Should you book this Nassau rum tastings and culinary walking tour?

If you want a cruise-day or short Nassau visit to feel more like an actual story than a checklist, I think you should book it. The combination of distillery education, piracy-and-prohibition context, and the private speakeasy finale is a rare mix. The guides also seem to bring energy, and that matters in a walking tour where momentum can make or break the experience.

Book it if you’re ready for rum-forward pacing and you’ll eat beforehand. Skip it if you want a long, slow walking experience with minimal drinking, or if you’re counting on the included food to equal a full lunch.

If your ideal Nassau day is part history lesson, part cocktail craft, and part secret bar you can’t find yourself, this one fits the bill.

FAQ

How long is the Nassau rum tastings and culinary walking tour?

The tour runs for about 3 hours.

How much does the tour cost?

The price is $98 per person.

Where do I meet the guide?

Meet at John Watling’s Distillery, Buena Vista Estate, 17 Delancy St, Nassau.

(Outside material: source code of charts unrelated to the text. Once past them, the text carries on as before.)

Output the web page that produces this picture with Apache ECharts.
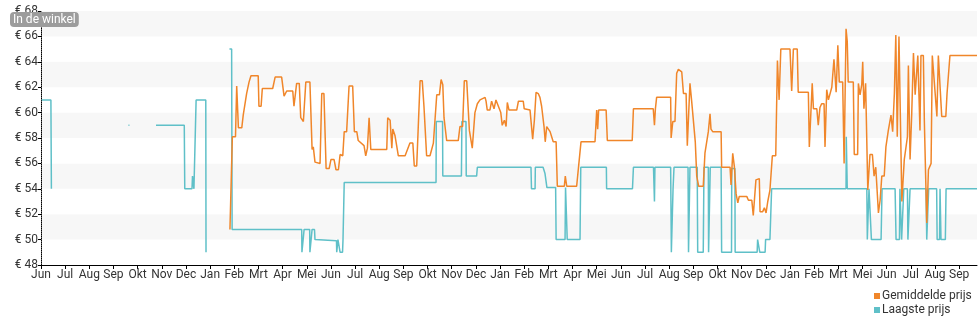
<!DOCTYPE html>
<html>
<head>
<meta charset="utf-8">
<script src="https://cdn.jsdelivr.net/npm/echarts@6/dist/echarts.min.js"></script>
<style>
html,body{margin:0;padding:0;background:#fff;}
#chart{width:980px;height:325px;}
</style>
</head>
<body>
<div id="chart"></div>
<script>
// Month tick labels (one per tick, x unit = one tick step)
const monthLabels = ['Jun','Jul','Aug','Sep','Okt','Nov','Dec','Jan','Feb','Mrt','Apr','Mei',
  'Jun','Jul','Aug','Sep','Okt','Nov','Dec','Jan','Feb','Mrt','Apr','Mei',
  'Jun','Jul','Aug','Sep','Okt','Nov','Dec','Jan','Feb','Mrt','Mei','Jun','Jul','Aug','Sep'];

// Price ticks
const priceMin = 48, priceMax = 68, priceStep = 2;

// Laagste prijs: [month position, price in euro] (null = no data)
const laagstePrijs = [
  [0.03,61],[0.41,61],[0.43,54],[1.5,null],
  [3.62,59],[3.66,59],[4.2,null],
  [4.76,59],[5.93,59],[5.95,54],[6.25,54],[6.27,55],[6.31,55],[6.33,54],[6.40,54],[6.42,61],[6.82,61],[6.83,49],[7.3,null],
  [7.80,65],[7.89,65],[7.91,50.8],[10.79,50.8],[10.80,49],[10.87,49],[10.89,50.8],[11.12,50.8],[11.13,49],[11.20,49],
  [11.22,50.8],[11.32,50.8],[11.34,50],[12.23,49.9],[12.24,49],[12.28,49],[12.29,50],[12.36,50],[12.38,49],[12.48,49],
  [12.50,50],[12.54,50],[12.55,54.5],[16.35,54.5],[16.36,59.3],[16.62,59.3],[16.63,55],[17.40,55],[17.42,59.3],[17.59,59.3],
  [17.60,55],[18.03,55],[18.06,55.7],[20.28,55.7],[20.30,54],[20.45,54],[20.46,55.7],[20.78,55.7],[20.86,55.2],[20.92,55.2],
  [20.94,54.1],[21.30,54.1],[21.32,50],[21.69,50],[21.71,54.1],[21.77,54.1],[21.78,50],[22.31,50],[22.34,55.7],[23.40,55.7],
  [23.41,54],[24.48,54],[24.52,55.7],[25.35,55.7],[25.39,53],[25.41,55.7],[26.06,55.7],[26.09,49],[26.14,49],[26.16,54],
  [26.20,55.7],[26.78,55.7],[26.80,49],[26.84,49],[26.86,55.7],[27.16,55.7],[27.18,49],[27.41,49],[27.44,55.7],[27.62,55.7],
  [27.63,49],[27.67,49],[27.70,55.7],[28.15,55.7],[28.17,49],[28.58,49],[28.59,55.6],[28.72,55.6],[28.73,49],[29.64,49],
  [29.66,50],[29.73,50],[29.75,49],[29.97,49],[29.99,50],[30.17,50],[30.24,54],[33.32,54],[33.33,58.1],[33.35,58.1],
  [33.37,54],[34.18,54],[34.20,50],[34.27,54],[34.33,54],[34.37,50],[34.77,50],[34.81,54],[35.35,54],[35.39,50],
  [35.53,50],[35.55,54],[35.60,54],[35.62,50],[35.69,50],[35.71,54],[35.86,54],[35.88,50],[35.95,50],[35.97,54],
  [36.63,54],[36.66,50],[36.71,50],[36.74,54],[37.07,54],[37.09,50],[37.19,50],[37.21,54],[37.24,54],[37.25,50],
  [37.43,50],[37.46,54],[38.74,54]
];

// Gemiddelde prijs: [month position, price in euro]
const gemiddeldePrijs = [
  [7.82,50.8],[7.92,58.1],[8.05,58.1],[8.10,62.1],[8.17,58.8],[8.31,58.8],[8.37,59.8],[8.44,59.8],[8.51,61.5],[8.61,62.4],
  [8.69,62.9],[8.99,62.9],[9.02,60.5],[9.11,60.5],[9.16,61.9],[9.59,61.9],[9.69,62.8],[9.96,62.8],[10.06,61.3],[10.17,61.7],
  [10.42,61.7],[10.47,60.5],[10.58,62.3],[10.69,62.3],[10.75,59.6],[10.86,59.3],[10.96,62.4],[11.13,62.4],[11.22,57.1],[11.27,57.3],
  [11.34,56.1],[11.55,56.0],[11.62,61.5],[11.71,61.5],[11.80,55.6],[11.93,55.6],[12.00,56.3],[12.13,56.3],[12.21,55.5],[12.31,55.5],
  [12.38,56.7],[12.49,56.6],[12.55,58.5],[12.65,58.5],[12.75,62.1],[12.90,62.1],[12.97,58.5],[13.07,58.5],[13.13,57.8],[13.37,57.4],
  [13.44,56.6],[13.51,57.2],[13.58,59.6],[13.65,57.1],[14.31,57.1],[14.35,59.6],[14.45,59.4],[14.52,57.2],[14.56,58.7],[14.65,58.2],
  [14.79,56.6],[15.07,56.6],[15.27,57.6],[15.39,57.6],[15.45,55.8],[15.55,55.8],[15.69,62.5],[15.78,62.5],[15.85,60.5],[15.96,56.6],
  [16.10,56.6],[16.24,57.6],[16.38,61.4],[16.49,61.4],[16.56,62.6],[16.63,62.2],[16.68,59.6],[16.79,57.8],[17.27,57.8],[17.34,58.9],
  [17.45,58.9],[17.52,62.5],[17.62,62.5],[17.73,58.6],[17.85,57.2],[17.96,60.0],[18.06,60.7],[18.17,61.0],[18.38,61.2],[18.42,60.9],
  [18.47,60.2],[18.58,60.2],[18.65,60.9],[18.75,60.3],[18.83,61.0],[18.93,60.5],[19.03,60.0],[19.09,59.0],[19.18,59.4],[19.25,58.9],
  [19.30,60.8],[19.37,60.2],[19.69,60.2],[19.76,60.9],[19.96,60.9],[20.00,60.3],[20.24,60.2],[20.35,57.9],[20.42,59.4],[20.49,61.6],
  [20.58,61.5],[20.65,61.2],[20.72,60.5],[20.82,58.9],[20.87,57.7],[20.93,58.9],[21.07,58.5],[21.20,57.7],[21.32,57.7],[21.37,54.2],
  [21.66,54.2],[21.70,55.0],[21.76,54.2],[22.17,54.2],[22.35,57.7],[22.93,57.7],[23.00,60.2],[23.04,58.7],[23.08,60.2],[23.39,60.2],
  [23.44,57.8],[24.47,57.8],[24.52,60.3],[25.34,60.3],[25.39,59.0],[25.43,60.3],[25.48,61.2],[26.06,61.2],[26.08,58.0],[26.15,59.3],
  [26.24,59.3],[26.31,63.1],[26.38,63.4],[26.52,63.2],[26.59,61.5],[26.70,61.5],[26.75,57.4],[26.86,62.3],[26.93,60.9],[27.00,60.9],
  [27.08,57.7],[27.14,55.0],[27.22,54.2],[27.41,54.2],[27.48,56.8],[27.55,56.8],[27.62,58.5],[27.69,59.9],[27.73,58.7],[27.80,58.5],
  [28.15,58.5],[28.17,55.7],[28.52,55.7],[28.56,54.3],[28.63,56.8],[28.70,55.7],[28.77,53.6],[28.84,52.9],[28.90,53.4],[29.21,53.4],
  [29.28,53.1],[29.42,53.1],[29.48,51.9],[29.55,51.9],[29.59,54.7],[29.65,54.8],[29.73,54.8],[29.76,52.2],[29.87,52.2],[29.94,52.5],
  [30.01,52.1],[30.08,53.0],[30.17,53.9],[30.27,56.6],[30.41,56.6],[30.48,64.1],[30.55,61.0],[30.62,65.0],[31.00,65.0],[31.07,61.7],
  [31.14,65.0],[31.30,65.0],[31.34,61.6],[31.76,61.6],[31.80,57.3],[31.92,62.3],[31.97,60.3],[32.11,60.3],[32.17,59.0],[32.24,60.4],
  [32.31,60.7],[32.41,60.7],[32.45,57.3],[32.52,61.8],[32.59,61.0],[32.73,62.0],[32.82,64.2],[32.91,61.6],[32.98,65.3],[33.04,62.4],
  [33.18,62.4],[33.24,56.0],[33.32,66.6],[33.37,65.6],[33.41,62.4],[33.62,62.4],[33.66,56.7],[33.80,56.7],[33.83,62.3],[33.90,61.4],
  [33.97,62.2],[34.01,64.0],[34.06,60.3],[34.13,62.3],[34.22,53.9],[34.31,56.7],[34.41,56.7],[34.48,55.0],[34.55,55.7],[34.66,52.1],
  [34.73,53.1],[34.80,55.0],[34.90,55.0],[34.97,57.3],[35.07,58.6],[35.18,59.8],[35.25,58.5],[35.32,61.5],[35.38,66.1],[35.44,58.1],
  [35.51,66.0],[35.63,53.0],[35.73,56.3],[35.86,58.1],[35.90,63.7],[35.97,56.3],[36.04,60.0],[36.11,64.7],[36.18,61.4],[36.29,64.5],
  [36.38,58.6],[36.42,64.5],[36.52,64.5],[36.56,59.4],[36.66,51.3],[36.73,55.5],[36.84,56.0],[36.89,64.5],[36.97,64.5],[37.08,59.7],
  [37.14,64.5],[37.21,64.5],[37.28,59.7],[37.45,59.7],[37.50,61.5],[37.56,61.5],[37.62,64.5],[38.74,64.5]
];

const xMax = 38.74;
const colorGem = '#f0862a';
const colorLaag = '#5fc0c8';

const chart = echarts.init(document.getElementById('chart'), null, {renderer: 'canvas'});
chart.setOption({
  animation: false,
  textStyle: {fontFamily: 'Roboto, sans-serif'},
  grid: {left: 41, right: 3, top: 11, bottom: 60, containLabel: false},
  title: {
    text: 'In de winkel', left: 10, top: 12, padding: [1, 3, 0, 3],
    backgroundColor: '#9c9c9c', borderRadius: 4, z: 10,
    textStyle: {color: '#fff', fontSize: 12, fontWeight: 'normal', fontFamily: 'Roboto, sans-serif', lineHeight: 14}
  },
  xAxis: {
    type: 'value', min: 0, max: xMax, interval: 1,
    axisLine: {show: true, lineStyle: {color: '#000', width: 1}},
    axisTick: {show: true, length: 4, lineStyle: {color: '#000'}},
    axisLabel: {
      color: '#333', fontSize: 12, margin: 4, showMaxLabel: false,
      formatter: v => (Math.abs(v - Math.round(v)) < 1e-6 && monthLabels[Math.round(v)]) || ''
    },
    splitLine: {show: false}
  },
  yAxis: {
    type: 'value', min: priceMin, max: priceMax, interval: priceStep,
    axisLine: {show: true, lineStyle: {color: '#000', type: 'dotted', width: 1}},
    axisTick: {show: true, length: 3, lineStyle: {color: '#000'}},
    axisLabel: {color: '#333', fontSize: 12, margin: 3, formatter: v => '€ ' + v},
    splitLine: {show: false},
    splitArea: {show: true, areaStyle: {color: ['#ffffff', '#f7f7f7']}}
  },
  legend: {
    orient: 'vertical', left: 874, top: 290, height: 40, padding: 0,
    itemWidth: 6, itemHeight: 6, itemGap: 2, icon: 'rect',
    textStyle: {color: '#333', fontSize: 12, padding: [0, 0, 0, -3]},
    data: ['Gemiddelde prijs', 'Laagste prijs']
  },
  series: [
    {
      name: 'Laagste prijs', type: 'line', data: laagstePrijs, showSymbol: false, symbol: 'none',
      connectNulls: false, lineStyle: {color: colorLaag, width: 1.5}, itemStyle: {color: colorLaag}, z: 2
    },
    {
      name: 'Gemiddelde prijs', type: 'line', data: gemiddeldePrijs, showSymbol: false, symbol: 'none',
      lineStyle: {color: colorGem, width: 1.5}, itemStyle: {color: colorGem}, z: 3
    }
  ]
});
</script>
</body>
</html>
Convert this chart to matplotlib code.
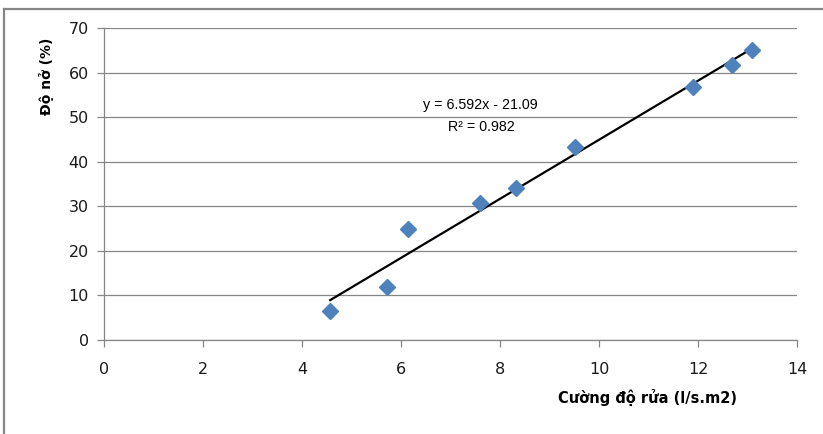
import numpy as np
import matplotlib
matplotlib.use('Agg')
import matplotlib.pyplot as plt
from matplotlib.lines import Line2D

# Data
cuong_do = [4.57, 5.71, 6.15, 7.60, 8.32, 9.51, 11.90, 12.68, 13.10]   # l/s.m2
do_no = [6.6, 12.0, 24.9, 30.8, 34.0, 43.3, 56.7, 61.6, 65.1]        # %
x_ticks = [0, 2, 4, 6, 8, 10, 12, 14]
y_ticks = [0, 10, 20, 30, 40, 50, 60, 70]
eq_line1 = 'y = 6.592x - 21.09'
eq_line2 = 'R² = 0.982'

grey = '#868686'

fig = plt.figure(figsize=(8.23, 4.34), dpi=100)
ax = fig.add_axes([104 / 823, 94 / 434, 693 / 823, 312 / 434])

# Trendline (linear fit over data range)
x = np.array(cuong_do)
y = np.array(do_no)
k, b = np.polyfit(x, y, 1)
xl = np.array([x.min(), x.max()])
ax.plot(xl, k * xl + b, color='black', lw=1.6, zorder=2)

ax.plot(x, y, linestyle='none', marker='D', ms=8.5, color='#4F81BD',
        markeredgecolor='#4F81BD', zorder=3)

ax.set_xlim(0, 14)
ax.set_ylim(0, 70)
ax.set_xticks(x_ticks)
ax.set_yticks(y_ticks)
ax.grid(axis='y', color=grey, lw=0.9)
ax.set_axisbelow(True)
for s in ['top', 'right']:
    ax.spines[s].set_visible(False)
for s in ['left', 'bottom']:
    ax.spines[s].set_color(grey)
    ax.spines[s].set_linewidth(0.9)
ax.tick_params(axis='both', direction='out', length=5, width=0.9, color=grey,
               labelsize=11.5, labelcolor='#1a1a1a')
ax.tick_params(axis='x', pad=11)
ax.tick_params(axis='y', pad=6)

fig.text(480 / 823, 1 - 105 / 434, eq_line1, ha='center', va='center',
         fontsize=10.3, family='Liberation Sans')
fig.text(481 / 823, 1 - 127 / 434, eq_line2, ha='center', va='center',
         fontsize=10.3, family='Liberation Sans')

fig.text(647 / 823, 1 - 398 / 434, 'Cường độ rửa (l/s.m2)', ha='center', va='center',
         fontsize=10.5, fontweight='bold', family='DejaVu Sans')
fig.text(46 / 823, 1 - 76 / 434, 'Độ nở (%)', ha='center', va='center',
         rotation=90, fontsize=10, fontweight='bold', family='DejaVu Sans')

# Chart border (left and top edges visible)
fig.add_artist(Line2D([3.5 / 823, 3.5 / 823], [0, 1 - 8.5 / 434], color=grey, lw=1.6,
                      transform=fig.transFigure))
fig.add_artist(Line2D([3.5 / 823, 1], [1 - 8.5 / 434, 1 - 8.5 / 434], color=grey, lw=1.6,
                      transform=fig.transFigure))

fig.savefig('out.png', dpi=100)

Look for the yellow building selling food, and your guide will be wearing a white polo shirt.

How big is the group?

Groups are capped at 12 people.

What’s included in the price?

You get 5 rum tastings, 3 cocktails, a rum tasting tutorial, a rum cocktail mixology session, locally infused appetizers, conch fritters, rum cake, and a local guide (plus local taxes).

Is there a private speakeasy on the tour?

Yes. The tour includes access to a private speakeasy that can only be accessed by taking this tour.

Are there age requirements?

Yes. You must be 18 or older and have a valid photo ID to participate in the rum and cocktail tastings.

What should I wear or bring?

Wear comfortable, ventilated clothing. Bring a camera, hat, and sunscreen. It’s also advised to eat before you come since the tastings can be strong.

Is the tour suitable for everyone?

No. It is not suitable for pregnant women.

What happens if my cruise ship has issues docking?

If your cruise ship is late or unable to dock in Nassau due to bad weather, you’re eligible for a full refund.